In the listing below, locate the line with "Clone this chart in D3.js." and the line with "0.21, 0.22, 0.23, 0.24, 0.25, 0.26, 0.27, 0.28, 0.29, 0.30];", then output both and everything between them exactly, minus any pictures.

A run of records =
——————————

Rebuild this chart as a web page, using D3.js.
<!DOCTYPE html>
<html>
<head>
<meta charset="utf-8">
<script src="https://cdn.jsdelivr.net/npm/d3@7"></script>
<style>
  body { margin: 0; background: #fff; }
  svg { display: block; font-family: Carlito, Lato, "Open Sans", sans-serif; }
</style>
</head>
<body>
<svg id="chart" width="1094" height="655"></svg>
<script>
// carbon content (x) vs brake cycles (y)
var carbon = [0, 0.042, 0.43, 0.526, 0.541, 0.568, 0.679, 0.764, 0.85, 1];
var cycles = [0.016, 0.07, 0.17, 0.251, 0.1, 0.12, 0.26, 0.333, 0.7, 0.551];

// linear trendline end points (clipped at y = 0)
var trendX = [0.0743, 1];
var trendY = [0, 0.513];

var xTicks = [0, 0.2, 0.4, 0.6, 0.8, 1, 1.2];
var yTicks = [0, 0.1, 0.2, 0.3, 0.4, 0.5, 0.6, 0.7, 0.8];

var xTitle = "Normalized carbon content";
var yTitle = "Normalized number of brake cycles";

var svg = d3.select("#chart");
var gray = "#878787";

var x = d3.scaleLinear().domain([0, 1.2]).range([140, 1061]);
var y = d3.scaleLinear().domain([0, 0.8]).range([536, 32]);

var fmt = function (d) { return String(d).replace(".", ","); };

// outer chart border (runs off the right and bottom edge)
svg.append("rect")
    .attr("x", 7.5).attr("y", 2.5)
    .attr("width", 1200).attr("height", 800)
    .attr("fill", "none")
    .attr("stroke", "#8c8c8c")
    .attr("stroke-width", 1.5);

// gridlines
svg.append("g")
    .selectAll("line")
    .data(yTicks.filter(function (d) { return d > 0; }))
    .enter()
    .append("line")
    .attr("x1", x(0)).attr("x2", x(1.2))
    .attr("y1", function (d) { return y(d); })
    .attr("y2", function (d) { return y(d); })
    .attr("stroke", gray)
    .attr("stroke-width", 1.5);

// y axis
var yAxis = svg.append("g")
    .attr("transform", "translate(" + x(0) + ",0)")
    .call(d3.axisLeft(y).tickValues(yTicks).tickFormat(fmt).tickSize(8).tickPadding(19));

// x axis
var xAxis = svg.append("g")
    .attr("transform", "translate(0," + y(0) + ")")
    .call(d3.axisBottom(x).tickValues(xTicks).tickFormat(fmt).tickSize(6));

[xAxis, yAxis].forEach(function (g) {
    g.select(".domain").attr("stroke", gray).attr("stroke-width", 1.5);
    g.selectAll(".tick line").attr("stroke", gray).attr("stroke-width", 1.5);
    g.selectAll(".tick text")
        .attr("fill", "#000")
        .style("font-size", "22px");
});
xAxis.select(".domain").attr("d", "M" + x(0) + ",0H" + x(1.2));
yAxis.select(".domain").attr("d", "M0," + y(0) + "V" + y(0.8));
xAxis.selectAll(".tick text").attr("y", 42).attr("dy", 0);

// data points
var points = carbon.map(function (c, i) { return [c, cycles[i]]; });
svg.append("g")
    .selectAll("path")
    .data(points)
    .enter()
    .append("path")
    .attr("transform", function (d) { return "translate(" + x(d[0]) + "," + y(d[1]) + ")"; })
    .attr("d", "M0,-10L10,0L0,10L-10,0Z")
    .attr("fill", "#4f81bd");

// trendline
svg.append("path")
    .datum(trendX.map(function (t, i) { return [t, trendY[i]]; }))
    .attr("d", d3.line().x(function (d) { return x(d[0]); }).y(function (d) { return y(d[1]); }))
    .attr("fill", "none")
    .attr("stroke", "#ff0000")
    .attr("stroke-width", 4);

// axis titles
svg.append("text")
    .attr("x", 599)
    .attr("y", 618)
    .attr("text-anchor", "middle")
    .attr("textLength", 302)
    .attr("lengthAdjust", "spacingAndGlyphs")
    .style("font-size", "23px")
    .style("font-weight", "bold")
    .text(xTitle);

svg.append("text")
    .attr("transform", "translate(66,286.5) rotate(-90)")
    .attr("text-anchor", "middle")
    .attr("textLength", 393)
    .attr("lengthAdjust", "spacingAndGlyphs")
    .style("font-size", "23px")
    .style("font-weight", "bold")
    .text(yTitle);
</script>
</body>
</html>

——————————

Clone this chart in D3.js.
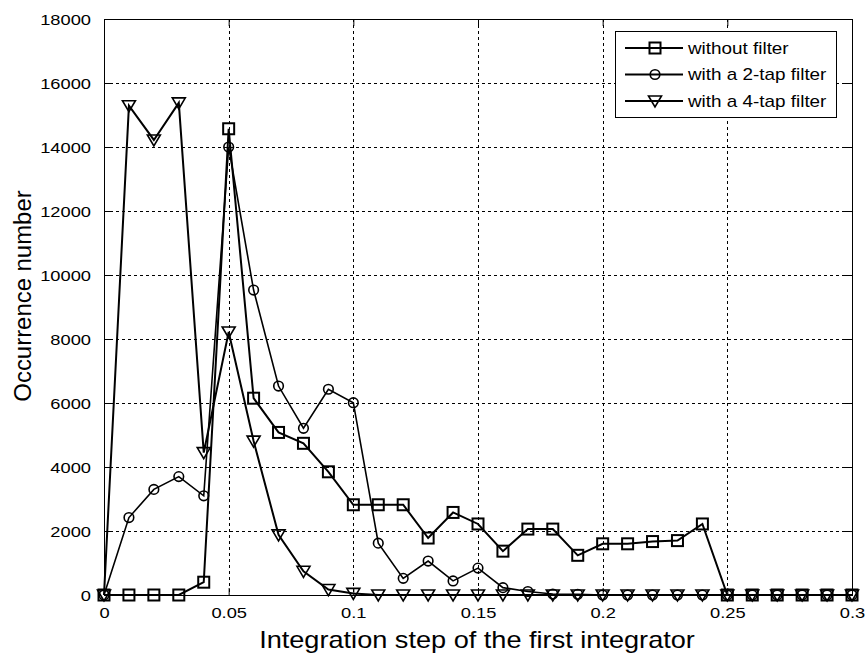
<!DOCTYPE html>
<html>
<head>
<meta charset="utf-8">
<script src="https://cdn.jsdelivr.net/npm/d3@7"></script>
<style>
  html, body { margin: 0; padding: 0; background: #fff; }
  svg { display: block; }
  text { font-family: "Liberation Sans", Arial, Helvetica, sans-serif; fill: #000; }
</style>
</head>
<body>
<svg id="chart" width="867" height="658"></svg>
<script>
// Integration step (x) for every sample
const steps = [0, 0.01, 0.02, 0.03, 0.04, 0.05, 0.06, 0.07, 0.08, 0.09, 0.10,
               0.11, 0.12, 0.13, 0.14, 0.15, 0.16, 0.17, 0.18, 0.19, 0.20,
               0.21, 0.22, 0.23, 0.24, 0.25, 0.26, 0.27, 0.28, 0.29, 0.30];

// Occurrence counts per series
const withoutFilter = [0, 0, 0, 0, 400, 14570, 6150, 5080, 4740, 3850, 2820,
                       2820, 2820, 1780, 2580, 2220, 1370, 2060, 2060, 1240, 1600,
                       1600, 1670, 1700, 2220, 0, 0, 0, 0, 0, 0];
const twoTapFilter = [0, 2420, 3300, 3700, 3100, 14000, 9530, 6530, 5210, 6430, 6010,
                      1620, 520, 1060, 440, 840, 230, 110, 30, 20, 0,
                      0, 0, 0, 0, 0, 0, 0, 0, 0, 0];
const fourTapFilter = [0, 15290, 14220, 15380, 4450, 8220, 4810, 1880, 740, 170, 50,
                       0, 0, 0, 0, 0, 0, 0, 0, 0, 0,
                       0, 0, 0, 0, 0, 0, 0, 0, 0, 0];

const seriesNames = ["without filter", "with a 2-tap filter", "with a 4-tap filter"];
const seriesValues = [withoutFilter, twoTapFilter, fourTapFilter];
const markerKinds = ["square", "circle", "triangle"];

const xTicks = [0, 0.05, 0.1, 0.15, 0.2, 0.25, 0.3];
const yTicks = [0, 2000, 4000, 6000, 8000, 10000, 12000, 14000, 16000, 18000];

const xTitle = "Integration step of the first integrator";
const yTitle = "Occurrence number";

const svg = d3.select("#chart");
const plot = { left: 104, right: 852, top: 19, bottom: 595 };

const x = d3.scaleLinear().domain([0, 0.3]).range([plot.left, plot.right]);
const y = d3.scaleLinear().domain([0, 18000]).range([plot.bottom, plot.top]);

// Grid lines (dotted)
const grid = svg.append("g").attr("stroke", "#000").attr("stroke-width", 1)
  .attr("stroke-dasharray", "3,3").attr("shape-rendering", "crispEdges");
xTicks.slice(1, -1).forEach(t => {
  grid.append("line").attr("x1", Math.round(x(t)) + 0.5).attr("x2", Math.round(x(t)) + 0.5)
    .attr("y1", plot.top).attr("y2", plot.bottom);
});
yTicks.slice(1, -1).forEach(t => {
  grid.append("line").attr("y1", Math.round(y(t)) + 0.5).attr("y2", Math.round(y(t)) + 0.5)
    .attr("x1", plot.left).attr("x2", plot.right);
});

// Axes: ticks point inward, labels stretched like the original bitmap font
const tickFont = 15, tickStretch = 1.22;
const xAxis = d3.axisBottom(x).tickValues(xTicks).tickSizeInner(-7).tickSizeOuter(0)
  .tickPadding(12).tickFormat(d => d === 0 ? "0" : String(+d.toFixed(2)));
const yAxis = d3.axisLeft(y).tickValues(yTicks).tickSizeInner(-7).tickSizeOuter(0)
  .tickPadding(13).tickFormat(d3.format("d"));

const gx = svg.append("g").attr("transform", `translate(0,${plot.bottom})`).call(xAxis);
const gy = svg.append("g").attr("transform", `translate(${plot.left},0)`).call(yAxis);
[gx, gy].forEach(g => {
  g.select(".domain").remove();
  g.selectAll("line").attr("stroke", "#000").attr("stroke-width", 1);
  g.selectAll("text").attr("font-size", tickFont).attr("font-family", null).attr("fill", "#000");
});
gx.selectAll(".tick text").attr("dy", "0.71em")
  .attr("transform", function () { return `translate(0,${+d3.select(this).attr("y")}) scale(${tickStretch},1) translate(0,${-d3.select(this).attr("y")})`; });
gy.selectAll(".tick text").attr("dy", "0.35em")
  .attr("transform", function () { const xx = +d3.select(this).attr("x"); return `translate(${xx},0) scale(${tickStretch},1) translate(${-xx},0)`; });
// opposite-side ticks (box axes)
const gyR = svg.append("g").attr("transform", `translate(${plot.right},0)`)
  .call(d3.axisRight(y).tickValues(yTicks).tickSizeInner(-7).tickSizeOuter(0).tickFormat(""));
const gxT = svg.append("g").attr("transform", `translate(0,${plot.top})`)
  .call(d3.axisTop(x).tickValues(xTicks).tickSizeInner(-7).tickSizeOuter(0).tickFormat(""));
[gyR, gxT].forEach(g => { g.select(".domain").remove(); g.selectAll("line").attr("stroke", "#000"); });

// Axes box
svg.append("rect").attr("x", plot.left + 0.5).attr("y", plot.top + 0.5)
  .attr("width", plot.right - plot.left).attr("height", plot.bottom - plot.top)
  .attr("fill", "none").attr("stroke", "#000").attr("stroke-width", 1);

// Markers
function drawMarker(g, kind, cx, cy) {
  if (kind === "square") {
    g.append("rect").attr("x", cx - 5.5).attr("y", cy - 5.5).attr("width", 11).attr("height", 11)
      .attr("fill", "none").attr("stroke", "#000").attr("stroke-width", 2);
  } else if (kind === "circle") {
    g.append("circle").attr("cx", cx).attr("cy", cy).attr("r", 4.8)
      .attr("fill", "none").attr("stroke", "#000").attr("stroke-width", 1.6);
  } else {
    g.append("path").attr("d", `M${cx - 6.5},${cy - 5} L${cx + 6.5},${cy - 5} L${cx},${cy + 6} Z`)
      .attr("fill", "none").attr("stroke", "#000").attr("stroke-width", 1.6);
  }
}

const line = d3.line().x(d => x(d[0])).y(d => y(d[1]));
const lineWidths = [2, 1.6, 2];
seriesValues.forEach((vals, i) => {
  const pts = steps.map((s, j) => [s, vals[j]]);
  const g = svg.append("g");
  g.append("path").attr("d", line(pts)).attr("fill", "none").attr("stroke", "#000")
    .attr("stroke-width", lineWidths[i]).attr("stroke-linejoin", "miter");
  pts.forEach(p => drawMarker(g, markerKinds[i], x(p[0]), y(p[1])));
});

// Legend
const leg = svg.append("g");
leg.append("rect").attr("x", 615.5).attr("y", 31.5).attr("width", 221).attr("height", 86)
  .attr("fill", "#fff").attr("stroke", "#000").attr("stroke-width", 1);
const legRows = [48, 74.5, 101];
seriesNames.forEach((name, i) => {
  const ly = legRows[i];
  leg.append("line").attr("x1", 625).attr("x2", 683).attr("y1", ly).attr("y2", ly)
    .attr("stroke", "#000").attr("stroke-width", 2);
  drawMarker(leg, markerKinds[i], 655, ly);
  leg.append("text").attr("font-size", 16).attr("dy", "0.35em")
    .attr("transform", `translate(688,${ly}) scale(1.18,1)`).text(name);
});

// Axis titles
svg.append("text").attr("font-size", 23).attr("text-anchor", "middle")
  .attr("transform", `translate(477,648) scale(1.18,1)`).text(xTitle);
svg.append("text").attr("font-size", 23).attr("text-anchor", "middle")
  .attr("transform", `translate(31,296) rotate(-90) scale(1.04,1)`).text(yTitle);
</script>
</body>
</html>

——————————

FULL ANSWER =
Clone this chart in D3.js.
<!DOCTYPE html>
<html>
<head>
<meta charset="utf-8">
<script src="https://cdn.jsdelivr.net/npm/d3@7"></script>
<style>
  html, body { margin: 0; padding: 0; background: #fff; }
  svg { display: block; }
  text { font-family: "Liberation Sans", Arial, Helvetica, sans-serif; fill: #000; }
</style>
</head>
<body>
<svg id="chart" width="867" height="658"></svg>
<script>
// Integration step (x) for every sample
const steps = [0, 0.01, 0.02, 0.03, 0.04, 0.05, 0.06, 0.07, 0.08, 0.09, 0.10,
               0.11, 0.12, 0.13, 0.14, 0.15, 0.16, 0.17, 0.18, 0.19, 0.20,
               0.21, 0.22, 0.23, 0.24, 0.25, 0.26, 0.27, 0.28, 0.29, 0.30];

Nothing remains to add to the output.